Burin came under particular scrutiny because some said that Elmira real estate was in no way similar to that of Scarsdale. He said, "We didn't have the values you have in Scarsdale in Elmira, but we did have big shifts in commercial vs. residential values. It was very controversial. Assessment offices in New York are all governed by the New York State Office of Real Property and everyone is dealing with the same thing."

Audience members questioned Burin about his experience and found that he conducted revaluations in the 1990's and was not familiar with the software that is now used but Burin said that Management Partners would provide technological expertise.

Others asked if the consultants would meet with the public to get their views on the issues.

Though the consultant's task was to analyze the organization and the processes, Robert Berg questioned the assignment saying, "We all know what the problems are." Trustee Bill Stern responded and said, "I take exception to Bob's statement that everyone knows what the problem is – everyone does not agree – there are issues that need to be dissected. Anyone who comes in with bias is not doing a service."

Berg asked, "How can we be confident if you're not familiar with the models?"

Michael Levine said, "You both mentioned efficiency. It's not an issue of efficiency and not an issue of building permits or exemptions. If you think those are the issues you're not up to speed. The issues are supervision. Problems in the department were not elevated to the Village Managers and the Board. There are issues with public trust and acceptance. How did we get to this credibility issue? That's why I think you are here."

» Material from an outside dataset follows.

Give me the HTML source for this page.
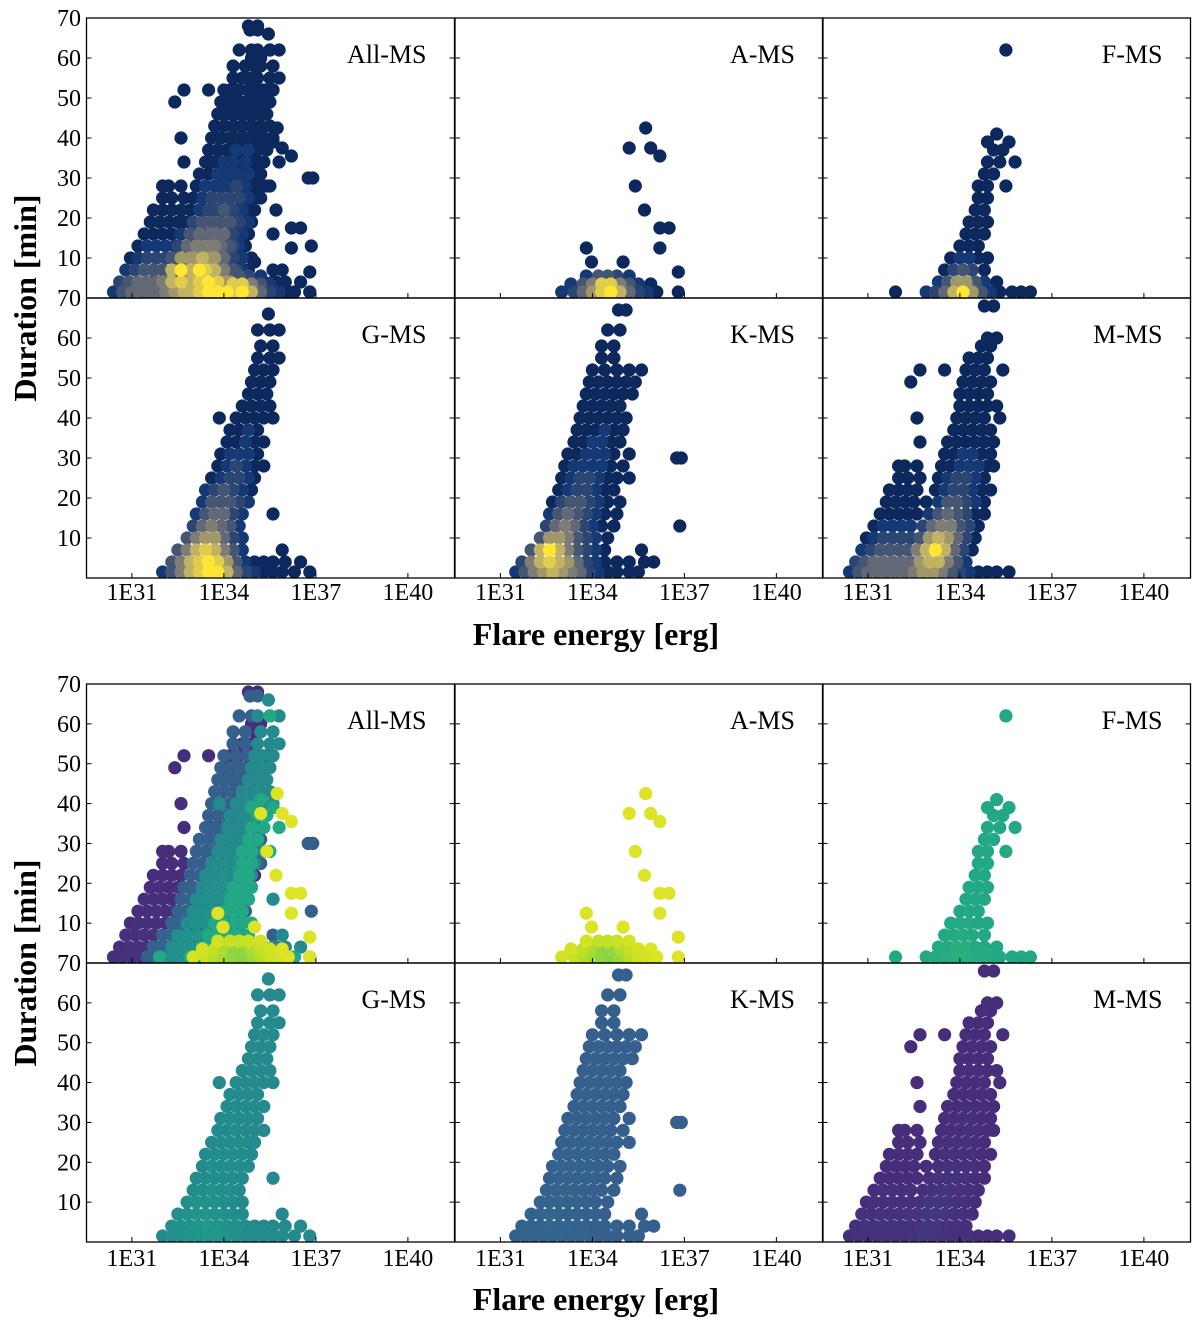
<!DOCTYPE html>
<html><head><meta charset="utf-8">
<style>
html,body{margin:0;padding:0;background:#fff;}
svg{display:block;}
svg text{font-family:"Liberation Serif","DejaVu Serif",serif;}
</style></head>
<body>
<svg id="fig" width="1200" height="1326" viewBox="0 0 1200 1326" xmlns="http://www.w3.org/2000/svg" font-family="Liberation Serif, serif"></svg>
<script>
// ---- data: rows "duration: logE/densityDigit ..." ----
const classNames = ["M", "K", "G", "F", "A"];
const mRows = [
"1.5:30.4/1 30.7/3 31.0/4 31.3/4 31.6/4 31.9/4 32.2/4 32.5/5 32.8/6 33.1/6 33.4/5 33.7/3 34.0/2 34.3/1 34.6/0 34.9/0 35.2/0 35.6/0",
"4:30.6/2 30.9/3 31.2/4 31.5/4 31.8/4 32.1/4 32.4/4 32.7/6 33.0/7 33.3/7 33.6/5 33.9/3 34.2/1",
"7:30.8/1 31.1/2 31.4/3 31.7/3 32.0/3 32.3/3 32.6/5 32.9/7 33.2/9 33.5/7 33.8/4 34.1/2 34.4/0",
"10:30.95/0 31.2/1 31.5/2 31.8/2 32.1/2 32.4/2 32.7/3 33.0/6 33.3/7 33.6/6 33.9/4 34.2/2 34.5/0",
"13:31.2/0 31.5/1 31.8/1 32.1/1 32.4/1 32.8/2 33.1/4 33.4/5 33.7/5 34.0/3 34.3/2 34.6/0",
"16:31.4/0 31.7/0 32.0/0 32.3/0 32.6/0 33.0/1 33.3/3 33.6/4 33.9/3 34.2/2 34.5/0 34.8/0",
"19:31.6/0 31.9/0 32.2/0 32.5/0 32.9/0 33.3/1 33.6/3 33.9/3 34.2/2 34.5/1 34.8/0",
"22:31.7/0 32.0/0 32.3/0 32.6/0 33.2/0 33.5/1 33.8/2 34.1/2 34.4/1 34.7/0 35.0/0",
"25:32.0/0 32.3/0 32.7/0 33.3/0 33.6/1 33.9/2 34.2/2 34.5/1 34.8/0",
"28:32.0/0 32.2/0 32.6/0 33.4/0 33.7/0 34.0/1 34.3/1 34.6/1 34.9/0 35.1/0",
"31:33.5/0 33.8/0 34.1/1 34.4/1 34.7/0 35.0/0",
"34:32.7/0 33.6/0 33.9/0 34.2/0 34.5/0 34.8/0 35.1/0",
"37:33.8/0 34.1/0 34.4/0 34.7/0 35.0/0",
"40:32.6/0 33.9/0 34.2/0 34.5/0 34.8/0 35.3/0",
"43:34.0/0 34.3/0 34.6/0 34.9/0 35.2/0",
"46:34.0/0 34.3/0 34.6/0 34.9/0",
"49:32.4/0 34.1/0 34.4/0 34.7/0 35.0/0",
"52:32.7/0 33.5/0 34.2/0 34.5/0 34.8/0 35.4/0",
"55:34.3/0 34.6/0 34.9/0",
"58:34.7/0 35.0/0",
"60:34.9/0 35.2/0",
"68:34.8/0 35.1/0"
];
const kRows = [
"1.5:31.5/1 31.8/3 32.1/5 32.4/6 32.7/7 33.0/6 33.3/5 33.6/4 33.9/2 34.2/1 34.5/0 34.8/0 35.2/0 35.5/0",
"4:31.7/2 32.0/5 32.3/7 32.6/8 32.9/7 33.2/6 33.5/4 33.8/2 34.1/1 34.4/0 34.8/0 35.2/0 35.7/0 36.0/0",
"7:32.0/3 32.3/7 32.6/9 32.9/7 33.2/5 33.5/3 33.8/2 34.1/1 34.4/0 35.6/0",
"10:32.3/3 32.6/6 32.9/6 33.2/5 33.5/3 33.8/2 34.1/1 34.5/0",
"13:32.5/2 32.8/4 33.1/5 33.4/4 33.7/2 34.0/1 34.3/0 34.7/0 36.85/0",
"16:32.6/1 32.9/3 33.2/4 33.5/3 33.8/2 34.1/1 34.4/0 34.8/0",
"19:32.7/0 33.0/2 33.3/3 33.6/3 33.9/2 34.2/1 34.5/0 34.9/0",
"22:32.9/0 33.2/1 33.5/2 33.8/2 34.1/1 34.4/0 34.7/0",
"25:33.0/0 33.3/1 33.6/2 33.9/2 34.2/1 34.5/0 34.8/0 35.2/0",
"28:33.1/0 33.4/1 33.7/1 34.0/1 34.3/1 34.6/0 35.0/0",
"30:36.75/0 36.9/0",
"31:33.2/0 33.5/0 33.8/1 34.1/1 34.4/1 34.7/0 35.2/0",
"34:33.4/0 33.7/0 34.0/1 34.3/1 34.6/0 34.9/0",
"37:33.5/0 33.8/0 34.1/0 34.4/1 34.7/0 35.0/0",
"40:33.6/0 33.9/0 34.2/0 34.5/0 34.8/0 35.1/0",
"43:33.7/0 34.0/0 34.3/0 34.6/0 34.9/0",
"46:33.8/0 34.1/0 34.4/0 34.7/0 35.0/0 35.3/0",
"49:33.9/0 34.2/0 34.5/0 34.8/0 35.1/0 35.4/0",
"52:34.0/0 34.4/0 34.8/0 35.2/0 35.6/0",
"55:34.3/0 34.7/0",
"58:34.3/0 34.7/0",
"62:34.5/0 34.9/0",
"67:34.85/0 35.1/0"
];
const gRows = [
"1.5:32.0/1 32.3/3 32.6/5 32.9/7 33.2/8 33.5/9 33.8/9 34.1/7 34.4/4 34.7/2 35.0/1 35.3/0 35.6/0 35.9/0 36.3/0 36.8/0",
"4:32.3/3 32.6/5 32.9/7 33.2/8 33.5/9 33.8/8 34.1/6 34.4/3 34.7/1 35.0/0 35.3/0 35.6/0 36.0/0 36.5/0",
"7:32.5/3 32.8/5 33.1/7 33.4/8 33.7/7 34.0/5 34.3/3 34.6/1 35.9/0",
"10:32.8/3 33.1/5 33.4/6 33.7/6 34.0/4 34.3/2 34.6/1",
"13:33.0/2 33.3/4 33.6/5 33.9/4 34.2/3 34.5/1",
"16:33.1/1 33.4/3 33.7/4 34.0/4 34.3/2 34.6/1 35.6/0",
"19:33.3/1 33.6/3 33.9/3 34.2/3 34.5/2 34.8/1",
"22:33.4/1 33.7/2 34.0/3 34.3/2 34.6/1 34.9/0",
"25:33.6/0 33.9/1 34.2/2 34.5/2 34.8/1 35.0/0",
"28:33.8/0 34.1/1 34.4/2 34.7/1 35.0/0 35.3/0",
"31:33.9/0 34.2/1 34.5/1 34.8/1 35.1/0",
"34:34.1/0 34.4/0 34.7/1 35.0/0 35.3/0",
"37:34.2/0 34.5/0 34.8/1 35.1/0",
"40:33.85/0 34.4/0 34.7/0 35.0/0 35.3/0 35.6/0",
"43:34.6/0 34.9/0 35.2/0 35.5/0",
"46:34.8/0 35.1/0 35.4/0",
"49:34.9/0 35.2/0 35.5/0",
"52:35.0/0 35.3/0 35.6/0",
"55:35.1/0 35.5/0 35.8/0",
"58:35.2/0 35.6/0",
"62:35.1/0 35.5/0 35.8/0",
"66:35.45/0"
];
const fRows = [
"1.5:31.9/0 32.9/1 33.2/2 33.5/4 33.8/7 34.1/9 34.4/6 34.7/3 35.0/1 35.3/0 35.7/0 36.0/0 36.3/0",
"4:33.3/1 33.6/3 33.9/6 34.2/6 34.5/3 34.8/1 35.2/0",
"7:33.5/0 33.8/2 34.1/3 34.4/2 34.8/0",
"10:33.7/0 34.0/1 34.3/1 34.6/0 34.9/0",
"13:34.0/0 34.3/0 34.6/0",
"16:34.2/0 34.5/0 34.8/0",
"19:34.3/0 34.6/0 34.9/0",
"22:34.5/0 34.8/0",
"25:34.6/0 34.9/0",
"28:34.6/0 34.9/0 35.5/0",
"31:34.8/0 35.1/0",
"34:34.9/0 35.3/0 35.8/0",
"37:35.1/0 35.4/0",
"39:34.9/0 35.6/0",
"41:35.2/0",
"62:35.5/0"
];
const aRows = [
"1.5:33.0/1 33.4/2 33.7/4 34.0/6 34.3/8 34.6/9 34.9/7 35.2/4 35.5/2 35.8/1 36.1/0 36.8/0",
"3.5:33.3/1 33.7/3 34.0/5 34.3/8 34.6/8 34.9/5 35.2/3 35.5/1 35.9/0",
"5.5:33.8/1 34.2/3 34.5/3 34.8/2 35.2/1",
"6.5:36.8/0",
"9:33.97/0 35.0/0",
"12.5:33.8/0 36.2/0",
"17.5:36.2/0 36.5/0",
"22:35.7/0",
"28:35.4/0",
"35.5:36.2/0",
"37.5:35.2/0 35.9/0",
"42.5:35.74/0"
];
const classBase = [0.13, 0.30, 0.50, 0.60, 0.84];
const panelTitles = ["All-MS", "A-MS", "F-MS", "G-MS", "K-MS", "M-MS"];
const xTickLabels = ["1E31", "1E34", "1E37", "1E40"];
const xTickValues = [31, 34, 37, 40];
const yTickValues = [10, 20, 30, 40, 50, 60];

// ---- helpers ----
const NS = "http://www.w3.org/2000/svg";
const svg = document.getElementById("fig");
const FONT = "Liberation Serif, DejaVu Serif, serif";
function mk(tag, attrs, parent) {
  const e = document.createElementNS(NS, tag);
  for (const k in attrs) e.setAttribute(k, attrs[k]);
  if (tag === "text") e.setAttribute("font-family", FONT);
  (parent || svg).appendChild(e);
  return e;
}
function parseRows(rows, cls) {
  const pts = [];
  rows.forEach(r => {
    const [d, rest] = r.split(":");
    rest.trim().split(/\s+/).forEach(tok => {
      const [e, dd] = tok.split("/");
      pts.push({e: +e, d: +d, dens: +dd / 9, cls: cls});
    });
  });
  return pts;
}
const data = [mRows, kRows, gRows, fRows, aRows].map((r, i) => parseRows(r, i));
const allPts = [].concat(...data);

function lerpStops(stops, v) {
  v = Math.max(0, Math.min(1, v));
  for (let i = 1; i < stops.length; i++) {
    if (v <= stops[i][0]) {
      const [a, ca] = stops[i - 1], [b, cb] = stops[i];
      const t = (v - a) / (b - a);
      const c = ca.map((x, j) => Math.round(x + (cb[j] - x) * t));
      return `rgb(${c[0]},${c[1]},${c[2]})`;
    }
  }
  const c = stops[stops.length - 1][1];
  return `rgb(${c[0]},${c[1]},${c[2]})`;
}
const cividis = [[0,[12,40,92]],[0.12,[22,58,118]],[0.3,[60,80,115]],[0.55,[125,122,118]],[0.8,[200,185,95]],[1,[255,230,50]]];
const viridis = [[0,[68,1,84]],[0.1,[72,36,117]],[0.2,[65,68,135]],[0.3,[53,95,141]],[0.4,[42,120,142]],[0.5,[33,145,140]],[0.6,[34,168,132]],[0.7,[68,191,112]],[0.8,[122,209,81]],[0.9,[189,223,38]],[1,[253,231,37]]];
function bottomColor(p) {
  let t = classBase[p.cls];
  if (p.cls === 4) t = 0.95 - 0.13 * p.dens;
  else if (p.cls === 2) t = 0.47 + 0.06 * p.dens;
  else t = t + 0.03 * p.dens;
  return lerpStops(viridis, t);
}

const colX = [86.5, 455, 822.5];
const PW = 368;
const XMIN = 29.52, XMAX = 41.52;
function xScale(col, e) { return colX[col] + (e - XMIN) / (XMAX - XMIN) * PW; }
function yScale(top, h, d) { return top + h - d / 70 * h; }

const figs = [
  {name: "density", rows: [18, 298], h: 280, axisLabelY: 645, tickLabelY: 600},
  {name: "class", rows: [684, 963], h: 279, axisLabelY: 1310, tickLabelY: 1266}
];
const panelPts = [allPts, data[4], data[3], data[2], data[1], data[0]];

figs.forEach((f, fi) => {
  const g = mk("g", {});
  
  
  for (let pi = 0; pi < 6; pi++) {
    const col = pi % 3, row = Math.floor(pi / 3);
    const top = f.rows[row], h = f.h;
    const pg = mk("g", {}, g);
    
    
    const cid = "clip" + fi + "_" + pi;
    const cp = mk("clipPath", {id: cid}, pg);
    mk("rect", {x: colX[col], y: top, width: PW, height: h}, cp);
    const mg = mk("g", {"clip-path": `url(#${cid})`}, pg);
    let pts = panelPts[pi].slice();
    if (fi === 0) pts.sort((a, b) => a.dens - b.dens);
    pts.forEach(p => {
      const c = mk("circle", {
        cx: xScale(col, p.e).toFixed(1), cy: yScale(top, h, p.d).toFixed(1), r: 6.6,
        fill: fi === 0 ? lerpStops(cividis, p.dens) : bottomColor(p)
      }, mg);
      
      
    });
    const fr = mk("rect", {x: colX[col], y: top, width: PW, height: h, fill: "none", stroke: "#000", "stroke-width": 1.3}, pg);
    
    
    yTickValues.forEach(v => {
      const y = yScale(top, h, v);
      mk("line", {x1: colX[col], x2: colX[col] + 5, y1: y, y2: y, stroke: "#000", "stroke-width": 1}, pg);
      mk("line", {x1: colX[col] + PW - 5, x2: colX[col] + PW, y1: y, y2: y, stroke: "#000", "stroke-width": 1}, pg);
    });
    xTickValues.forEach(v => {
      const x = xScale(col, v);
      mk("line", {x1: x, x2: x, y1: top + h, y2: top + h - 5, stroke: "#000", "stroke-width": 1}, pg);
    });
    const t = mk("text", {x: colX[col] + 340, y: top + 45, "text-anchor": "end", "font-size": 26}, pg);
    t.textContent = panelTitles[pi];
    
    
    if (row === 1) {
      xTickValues.forEach((v, i) => {
        const tl = mk("text", {x: xScale(col, v), y: f.tickLabelY, "text-anchor": "middle", "font-size": 24}, pg);
        tl.textContent = xTickLabels[i];
        
        
      });
    }
    if (col === 0) {
      const labs = yTickValues.slice();
      if (row === 0) labs.push(70);
      labs.forEach(v => {
        const tl = mk("text", {x: 81, y: yScale(top, h, v) + 8, "text-anchor": "end", "font-size": 24}, pg);
        tl.textContent = v;
        
        
      });
      if (row === 1) {
        const tl = mk("text", {x: 81, y: top + 8, "text-anchor": "end", "font-size": 24}, pg);
        tl.textContent = "70";
        
        
      }
    }
  }
  const yt = mk("text", {x: 0, y: 0, "text-anchor": "middle", "font-size": 32, "font-weight": "bold",
    transform: `translate(36,${f.rows[1]}) rotate(-90)`}, g);
  yt.textContent = "Duration [min]";
  
  
  const xt = mk("text", {x: 596, y: f.axisLabelY, "text-anchor": "middle", "font-size": 32, "font-weight": "bold"}, g);
  xt.textContent = "Flare energy [erg]";
  
  
});
</script>
</body></html>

Steve Pappalardo assured Levine that "The firm is fully aware of what happened. They are going to do an overall management study of that office. They are not going to come out with a recommendation on building the proper model. But we are going to come out with a plan to hire a new firm to do a revaluation."

The Trustees said they would mull over the meeting and come up with a recommendation after subsequent discussion.